In 2004 I had posted this recipe in honor and memory of my wonderful mother in law, Lura Hall. She was the most wonderful mother in law I could have ever hoped to have. We loved each other so much and we were best friends. In 2001 she passed away quickly from Aortic Stenosis and Congestive Heart Failure at home. Our last words on the phone the day before was "I Love You...I Love You Too". The food she had cooked that morning was still warm on the stove. One more time her children sat at her table and ate her wonderful Sunday dinner. She was 89 years old. I sang at her funeral knowing Heaven had just gotten sweeter. Today I looked back at that website and there the recipe remained. So many fantastic reviews and"Thank Yous" I was simply over come with joy. She would have been so happy to have shared this with so many grateful cooks. She took her Dumplings to so many family reunions to have them quickly disappear. I continue to make them and I hope you will make them and think of her. ...Jewel
1Wash and place cut up chicken in a Dutch Oven with plenty of water to boil. Add salt to boiling chicken, to taste, can add more later if necessary. Add black pepper to taste, can add more later if necessary. Start chicken and water on high to a good rolling boil. Turn down to medium low after adding salt and black pepper. Be sure there is plenty of water in pot, this will be your broth. It should always cover chicken well. If necessary, add more Hot water. Put lid on pot and keep on medium low for the chicken to cook, checking level of water occasionally. When chicken is tender, check with fork, (add the 2 sticks of butter and turn pot off.) Let chicken and broth cool in pot with lid on.
2When chicken and juice has cooled enough to pick chicken off bone, lift chicken from pot into a large bowl. Remove chicken from bone then add the meat back to pot and discard bones. Keep lid on pot, broth should be about 1/2 dutch oven full. Turn the burner down to simmer.
3In a medium sized bowl add the flour and combine it with one teaspoon of salt. Have your floured surface ready and your rolling pin along with a glass of ice water. Begin adding ice water to flour and salt mixture slowly. When you can stir it stiffly, rake on to floured surface. Make sure you put flour on rolling pin. Press out dough to flatten as much as possible with your hands, sprinkle some more flour on dough. Begin rolling the dough with the rolling pin to about 1/8 inch thickness. It may take some elbow grease but it will be worth it. Using a sharp paring knife cut the dumplings into 1/2 inch strips. It's OK if they have some dusting of flour on them. The dumplings can remain on floured surface and cure or dry a little. You want them to be stiff.

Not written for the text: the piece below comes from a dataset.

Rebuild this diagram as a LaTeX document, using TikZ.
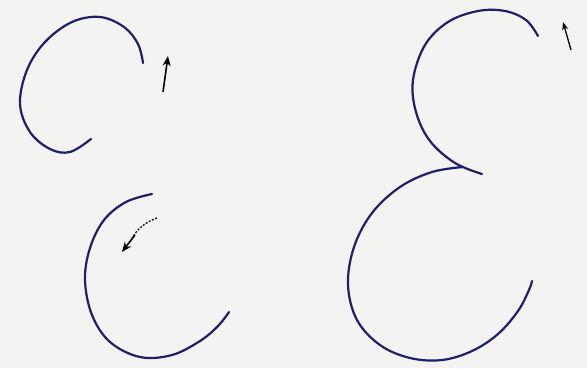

4Turn up chicken and broth to medium high and begin adding the dumplings. They should lift easily across your hand and hang down. Make sure chicken and broth are in a rolling boil before adding the dumplings. This is a slow process so don't rush, if it becomes necessary to turn the burner down, that's okay. You will add dumplings until most are in the pot. You want the broth to be thick enough but not too thick. Now turn pot down to low and cover with lid.
5The dumplings will simmer on low until they begin to change and become somewhat translucent. Take out a few into a small bowl to cool and taste your salt and black pepper content to your liking. Turn off burner and leave lid on for several more minutes. Stir them and check for thickness of broth. It will become thicker as it cools.
6You may have to practice a few times, I did. However, you will get it down pat and your chicken and dumplings will be in huge demand. My deceased mother in law taught me the Midas Touch with these dumplings and you can learn it too. If you haven't, please read my personal story about learning to make these dumplings. They are AWESOME !!!